Archived Story

Former Austin resident wrote book on native Africa

Published 11:22am Friday, August 23, 2013

Former Austin resident Nathan Banda wrote a book called “Moments that shaped my life,” about his migration from Malawi, Africa in 2002, when he was 29 years old.

Banda
Banda

Banda’s life was filled with failures and successes, but through it all, he maintained his belief in education while living in poverty-stricken Malawi.

In 1998, he moved to South Africa to pursue environmental science at the University of South Africa. However, even there, Banda could not attain the life he desired. In 2002, he started plans to move his family out of Africa.

“The unemployment rate is high [in Malawi], and you are not guaranteed a job,” he said. “I did not succeed in getting my dream career, or getting what I want to do.”

It took six months to get the paperwork finished for his visa, and in 2002, he left his wife and child and ventured to the U.S. in pursuit of his goals. He had thought of going to the United Kingdom or Australia, but Banda had family in Minnesota, so it became the most practical choice.

“Luckily, my wife has a cousin who is based in Minneapolis,” he said.

Minneapolis, however, wasn’t the environment Banda needed. Banda was interested in nursing and radiology, so he researched online and discovered Riverland Community College, a college that offers both. One week after he arrived in Minneapolis, Banda moved to Austin to pursue an education at Riverland. Six months later, his family joined him.

Banda said he faced most immigration challenges fairly well, but he did not anticipate the drastic climate. Having grown up in a tropical country, Banda was unprepared for Minnesota’s winter.

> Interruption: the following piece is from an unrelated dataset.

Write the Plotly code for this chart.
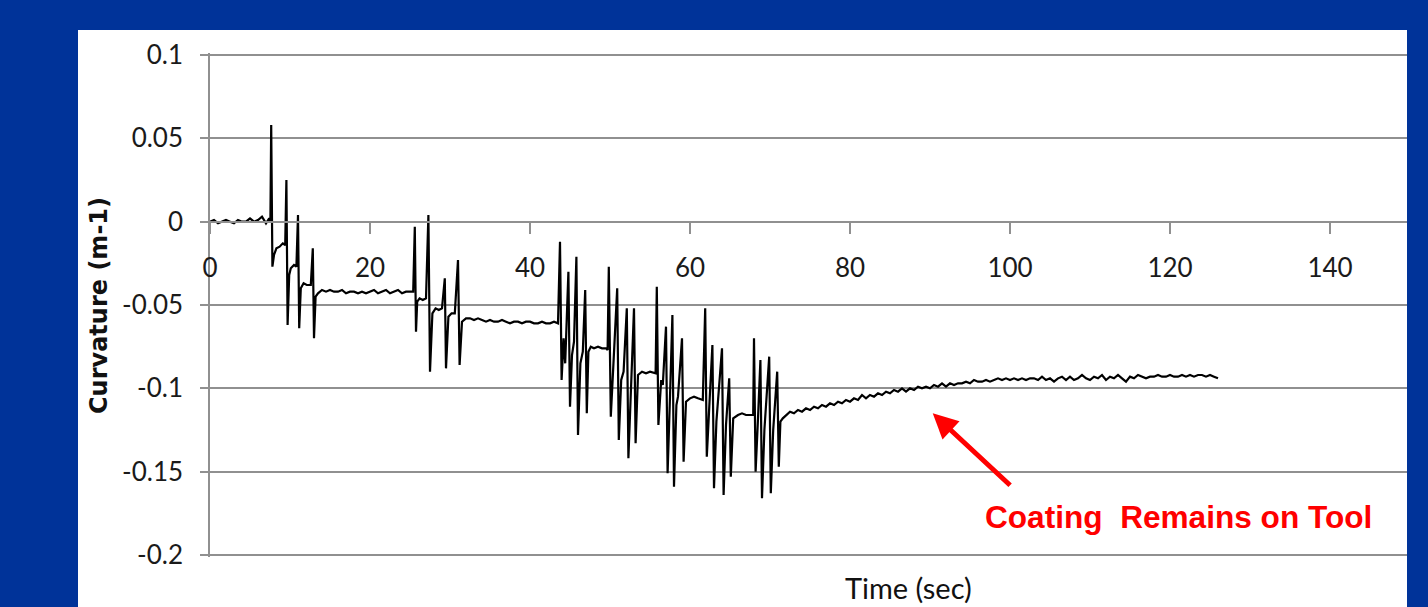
import plotly.graph_objects as go

# ---------------- data ----------------
t_start = [0, 0.5, 1, 1.5, 2, 2.5, 3, 3.5, 4, 4.5, 5, 5.5, 6, 6.5, 7, 7.4]
c_start = [0.000, 0.001, -0.001, 0.000, 0.001, 0.000, -0.001, 0.001, 0.000, 0.000,
           0.002, 0.000, 0.001, 0.003, -0.001, 0.002]

t_step1 = [7.55, 7.65, 7.8, 8.0, 8.3, 8.7, 9.1, 9.4, 9.55, 9.7, 9.9, 10.1, 10.5, 10.8,
           11.0, 11.15, 11.35, 11.7, 12.1, 12.6, 12.85, 13.0, 13.2, 13.5]
c_step1 = [0.000, 0.058, -0.027, -0.020, -0.016, -0.015, -0.013, -0.014, 0.025, -0.062,
           -0.032, -0.028, -0.026, -0.027, 0.004, -0.064, -0.040, -0.037, -0.038, -0.038,
           -0.016, -0.070, -0.045, -0.043]

t_plat1 = [14.0, 14.5, 15.0, 15.5, 16.0, 16.5, 17.0, 17.5, 18.0, 18.5, 19.0, 19.5, 20.0,
           20.5, 21.0, 21.5, 22.0, 22.5, 23.0, 23.5, 24.0, 24.5, 25.0, 25.4]
c_plat1 = [-0.041, -0.042, -0.041, -0.042, -0.042, -0.041, -0.043, -0.042, -0.042, -0.043,
           -0.042, -0.043, -0.042, -0.041, -0.043, -0.042, -0.041, -0.043, -0.042, -0.041,
           -0.043, -0.042, -0.042, -0.042]

t_step2 = [25.6, 25.75, 25.9, 26.2, 26.6, 27.0, 27.3, 27.5, 27.8, 28.2, 28.6, 29.0, 29.35,
           29.5, 29.8, 30.2, 30.6, 31.0, 31.2, 31.5, 32.0]
c_step2 = [-0.003, -0.066, -0.048, -0.046, -0.047, -0.046, 0.004, -0.090, -0.055, -0.052,
           -0.053, -0.052, -0.034, -0.088, -0.057, -0.055, -0.055, -0.023, -0.086, -0.060,
           -0.058]

t_plat2 = [32.5, 33.0, 33.5, 34.0, 34.5, 35.0, 35.5, 36.0, 36.5, 37.0, 37.5, 38.0, 38.5,
           39.0, 39.5, 40.0, 40.5, 41.0, 41.5, 42.0, 42.5, 43.0, 43.5]
c_plat2 = [-0.058, -0.059, -0.058, -0.059, -0.060, -0.059, -0.060, -0.060, -0.059, -0.060,
           -0.061, -0.060, -0.060, -0.061, -0.060, -0.060, -0.061, -0.061, -0.060, -0.061,
           -0.061, -0.060, -0.061]

t_group1 = [43.75, 43.95, 44.2, 44.4, 44.8, 45.0, 45.25, 45.5, 45.8, 46.0, 46.3, 46.6,
            46.9, 47.1, 47.3, 47.6, 48.0, 48.5, 49.0, 49.5]
c_group1 = [-0.012, -0.095, -0.070, -0.085, -0.030, -0.111, -0.080, -0.072, -0.021, -0.128,
            -0.085, -0.078, -0.041, -0.115, -0.078, -0.075, -0.076, -0.075, -0.076, -0.076]

t_group2 = [49.7, 49.85, 50.1, 50.4, 50.9, 51.1, 51.4, 51.7, 52.1, 52.3, 52.6, 53.0, 53.2,
            53.5, 54.0, 54.5, 55.0, 55.5]
c_group2 = [-0.077, -0.027, -0.117, -0.085, -0.040, -0.131, -0.095, -0.090, -0.052, -0.142,
            -0.100, -0.052, -0.133, -0.092, -0.090, -0.091, -0.090, -0.091]

t_group3 = [55.7, 55.85, 56.05, 56.4, 56.6, 57.0, 57.2, 57.5, 57.8, 58.0, 58.3, 58.5, 59.0,
            59.2, 59.5, 60.0, 60.5, 61.0, 61.6]
c_group3 = [-0.091, -0.039, -0.122, -0.095, -0.098, -0.063, -0.151, -0.105, -0.056, -0.159,
            -0.110, -0.105, -0.070, -0.144, -0.108, -0.106, -0.105, -0.106, -0.107]

t_group4 = [61.9, 62.1, 62.4, 62.8, 63.0, 63.3, 64.0, 64.2, 64.5, 64.9, 65.1, 65.4, 66.0,
            66.5, 67.0, 67.6]
c_group4 = [-0.052, -0.141, -0.112, -0.074, -0.160, -0.120, -0.076, -0.164, -0.122, -0.094,
            -0.153, -0.118, -0.116, -0.115, -0.116, -0.116]

t_group5 = [67.9, 68.0, 68.2, 68.5, 68.8, 69.0, 69.3, 69.9, 70.1, 70.4, 70.9, 71.1, 71.3, 71.6]
c_group5 = [-0.116, -0.070, -0.150, -0.118, -0.083, -0.166, -0.125, -0.081, -0.163, -0.125,
            -0.090, -0.147, -0.120, -0.118]

t_recover = [72.0, 72.5, 73.0, 73.5, 74.0, 74.5, 75.0, 75.5, 76.0, 76.5, 77.0, 77.5, 78.0,
             78.5, 79.0, 79.5, 80.0, 80.5, 81.0, 81.5, 82.0, 82.5, 83.0, 83.5, 84.0, 84.5,
             85.0, 85.5, 86.0, 86.5, 87.0, 87.5, 88.0, 88.5, 89.0, 89.5, 90.0, 90.5, 91.0,
             91.5, 92.0, 92.5, 93.0, 93.5, 94.0, 94.5, 95.0, 95.5, 96.0, 96.5, 97.0, 97.5,
             98.0, 98.5, 99.0, 99.5, 100.0, 100.5, 101.0, 101.5, 102.0, 102.5, 103.0, 103.5,
             104.0, 104.5, 105.0, 105.5, 106.0, 106.5, 107.0, 107.5, 108.0, 108.5, 109.0,
             109.5, 110.0, 110.5, 111.0, 111.5, 112.0, 112.5, 113.0, 113.5, 114.0, 114.5,
             115.0, 115.5, 116.0, 116.5, 117.0, 117.5, 118.0, 118.5, 119.0, 119.5, 120.0,
             120.5, 121.0, 121.5, 122.0, 122.5, 123.0, 123.5, 124.0, 124.5, 125.0, 125.5,
             126.0]
c_recover = [-0.116, -0.114, -0.115, -0.113, -0.114, -0.112, -0.113, -0.111, -0.112, -0.110,
             -0.111, -0.109, -0.110, -0.108, -0.109, -0.107, -0.108, -0.106, -0.107, -0.104,
             -0.106, -0.104, -0.105, -0.103, -0.104, -0.102, -0.103, -0.101, -0.102, -0.100,
             -0.102, -0.100, -0.101, -0.099, -0.100, -0.099, -0.100, -0.098, -0.099, -0.097,
             -0.099, -0.097, -0.098, -0.097, -0.097, -0.096, -0.097, -0.095, -0.096, -0.096,
             -0.095, -0.096, -0.095, -0.094, -0.095, -0.094, -0.095, -0.094, -0.095, -0.094,
             -0.095, -0.094, -0.094, -0.095, -0.093, -0.095, -0.094, -0.096, -0.094, -0.093,
             -0.095, -0.093, -0.095, -0.094, -0.092, -0.094, -0.095, -0.093, -0.094, -0.092,
             -0.095, -0.093, -0.094, -0.092, -0.094, -0.096, -0.093, -0.094, -0.092, -0.093,
             -0.094, -0.093, -0.093, -0.092, -0.093, -0.093, -0.092, -0.093, -0.093, -0.092,
             -0.093, -0.092, -0.093, -0.092, -0.092, -0.093, -0.092, -0.093, -0.094]

x_ticks = [0, 20, 40, 60, 80, 100, 120, 140]
y_ticks = [0.1, 0.05, 0, -0.05, -0.1, -0.15, -0.2]
y_tick_text = ["0.1", "0.05", "0", "-0.05", "-0.1", "-0.15", "-0.2"]

time_s = (t_start + t_step1 + t_plat1 + t_step2 + t_plat2 + t_group1 + t_group2
          + t_group3 + t_group4 + t_group5 + t_recover)
curvature = (c_start + c_step1 + c_plat1 + c_step2 + c_plat2 + c_group1 + c_group2
             + c_group3 + c_group4 + c_group5 + c_recover)

# ---------------- figure ----------------
W, H = 1428, 607
L, R, T, B = 210, 21, 53, 50
pw, ph = W - L - R, H - T - B
# range padded by 2 px at each end so the outer gridlines are drawn
Y_MIN, Y_MAX = -0.2012, 0.1012

def px_x(px):
    return (px - L) / pw

def px_y(py):
    return (H - B - py) / ph

BLUE = "#003399"
GRID = "#909090"
NARROW = "Lato, sans-serif"

fig = go.Figure()
fig.add_trace(go.Scatter(x=time_s, y=curvature, mode="lines",
                         line=dict(color="black", width=2.2), showlegend=False,
                         hoverinfo="skip"))

fig.update_layout(
    width=W, height=H, autosize=False,
    margin=dict(l=L, r=R, t=T, b=B, pad=0),
    paper_bgcolor=BLUE, plot_bgcolor="white",
    xaxis=dict(range=[0, pw / 8.0], tickvals=x_ticks, ticktext=[str(v) for v in x_ticks],
               anchor="free", position=(0 - Y_MIN) / (Y_MAX - Y_MIN),
               showline=True, linecolor=GRID, linewidth=1.5,
               ticks="outside", ticklen=12, tickcolor=GRID, tickwidth=1.5,
               showgrid=False, zeroline=False, ticklabelstandoff=11,
               tickfont=dict(family=NARROW, size=26, color="#1a1a1a")),
    yaxis=dict(range=[Y_MIN, Y_MAX], tickvals=y_ticks, ticktext=y_tick_text,
               showline=True, linecolor=GRID, linewidth=1.5,
               ticks="outside", ticklen=8, tickcolor=GRID, tickwidth=1.5,
               showgrid=True, gridcolor=GRID, gridwidth=1.5, zeroline=False,
               ticklabelstandoff=12,
               tickfont=dict(family=NARROW, size=26, color="#1a1a1a")),
    shapes=[dict(type="rect", xref="paper", yref="paper", layer="below",
                 x0=px_x(78), x1=px_x(1407), y0=px_y(30), y1=px_y(H + 5),
                 fillcolor="white", line=dict(width=0))],
    annotations=[
        dict(text="Curvature (m-1)", xref="paper", yref="paper", x=px_x(99), y=px_y(306),
             textangle=-90, showarrow=False, xanchor="center", yanchor="middle",
             font=dict(family="DejaVu Sans", size=24, color="#111111", weight="bold")),
        dict(text="Time (sec)", xref="paper", yref="paper", x=px_x(908), y=px_y(587),
             showarrow=False, xanchor="center", yanchor="middle",
             font=dict(family=NARROW, size=29, color="#111111")),
        dict(text="", x=90.34, y=-0.115, ax=100.2, ay=-0.159, axref="x", ayref="y",
             xref="x", yref="y", showarrow=True, arrowhead=2, arrowsize=1,
             arrowwidth=5, arrowcolor="#ff0000"),
        dict(text="Coating\u00a0 Remains on Tool", x=121.1, y=-0.1772, xref="x", yref="y",
             showarrow=False, xanchor="center", yanchor="middle",
             font=dict(family="Liberation Sans, Arial, sans-serif", size=31.6,
                       color="#ff0000", weight="bold")),
    ],
)

fig.write_html("out.html")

“In December or so, I was in for the shock of my life,” he said. “That was a challenge.”

Banda and his wife had two more children in Austin, and Banda said his family coped fairly well with the new environment.

“We were juggling between family, school life and work in the new environment,” he said. “We did extremely well in that.”

Like all the other challenges Banda faced as an immigrant, he managed to pull through.

Banda continued his education at Riverland and by 2008 graduated as a certified nurse with an associate degree in liberal arts. Even with a nursing degree, however, Banda’s challenges were far from over.

“Getting hired into a hospital was a little challenging,” he said.

Banda found a hospital in Alberta, Canada that had an opening, so he applied for the position and was hired.

“I wanted to do work in a hospital setting, and I got my chance to work at a hospital,” he said. “There was an opening…I tried my luck, and I was hired at Drumheller hospital.”

Banda finished writing his book last March, and it was released in July.

“I hope it gives people inspiration,” he said.

Banda plans to return to Austin this November for a book signing at the library, but official dates have not been set.

Although Banda now resides in Drumheller, he said Austin will always be important to him.

“We call Austin our sacred home because that is where our life in North America took its shift,” he said.